Le Bloc québécois a «tiré des leçons» de la défaite crève-coeur à l'élection partielle dans Rivière-du-Loup. Dorénavant, les députés devront s'engager à rester pour la durée de leur mandat, sauf en cas de force majeure, a souligné le chef bloquiste, Gilles Duceppe, en entrevue à La Presse.

«Les électeurs n'aiment pas que des députés partent après quelques mois de mandat. Ça nous a touchés fortement là-bas», a estimé M. Duceppe au moment de faire le bilan sur la session parlementaire qui s'est terminée à Ottawa la semaine dernière.

 

Bastion bloquiste depuis 1993, la circonscription de Rivière-du-Loup est passée aux mains des conservateurs à l'issue d'un scrutin le 9 novembre. Le populaire député Paul Crête avait laissé son siège au printemps afin de se présenter à une élection partielle où il avait finalement mordu la poussière.

«C'était aussi le cas dans Hochelaga, a analysé M. Duceppe. Réal Ménard a par contre réussi son saut en politique municipale. Mais la base était plus forte à Montréal.»

«Aux dernières élections générales, on n'était pas forts dans Montmagny et ça s'est reproduit, a ajouté le chef bloquiste. Mais notre base plus solide nous a boudés dans Rivière-du-Loup et dans La Pocatière.»

Cette élection partielle ne représente cependant pas l'état de la situation dans l'ensemble du Québec, où l'écart entre les conservateurs et les bloquistes s'est agrandi cet automne, au profit de ces derniers, estime M. Duceppe. Un sondage Harris-Décima plaçait récemment le Bloc québécois à 17 points devant son plus proche adversaire au Québec, le Parti libéral.

De plus, les deux dossiers chauds de l'automne, les changements climatiques et le sort des prisonniers afghans, nuisent considérablement au gouvernement de Stephen Harper, croit le chef bloquiste.

«Ça se reflète déjà dans les sondages. Selon Ekos (la semaine dernière), les conservateurs stagnent, et au Québec ils sont rendus à 16%», a-t-il souligné.

À l'approche des Fêtes, le gouvernement conservateur se retrouve selon lui dans une bien mauvaise position sur la question des allégations de torture dont auraient été victimes les détenus transférés par le Canada aux autorités afghanes - la controverse fait rage sur la colline parlementaire à Ottawa depuis maintenant un mois.

«Ça se sent quand des gens nous mentent. Et ça va rester, encore plus que le problème même de la torture. On nous ment effrontément», croit M. Duceppe, qui reproche au ministre de la Défense nationale, Peter MacKay, d'avoir changé sa version des faits à de nombreuses reprises.

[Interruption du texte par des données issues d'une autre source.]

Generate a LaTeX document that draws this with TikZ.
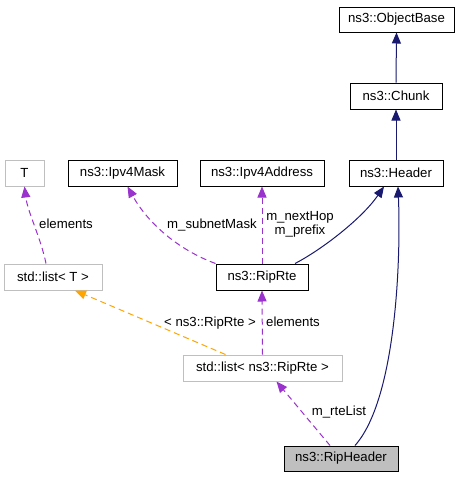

Sur la question des changements climatiques, le refus des conservateurs d'adopter des cibles de réduction des gaz à effet de serre se fait ressentir dans les sondages au Québec, où la population, en grande majorité, désapprouve cette position, estime le chef bloquiste.

Mais la session parlementaire d'automne a aussi révélé «la faiblesse épouvantable des libéraux», selon Gilles Duceppe.

«Ils n'ont rien proposé, ils ont divisé. C'est un manque d'organisation qui témoigne d'un manque de leadership», a affirmé le chef bloquiste.

La menace de faire tomber le gouvernement pour ensuite se rétracter a considérablement nui aux troupes de Michael Ignatieff, selon lui. «Ils ne sont pas crédibles. Je l'avais dit dès janvier quand M. Ignatieff a mis fin à la coalition et a dit qu'il mettait le gouvernement en observation. Il a prouvé que celui qui est en observation, ce n'est pas le gouvernement, mais lui-même», a conclu M. Duceppe.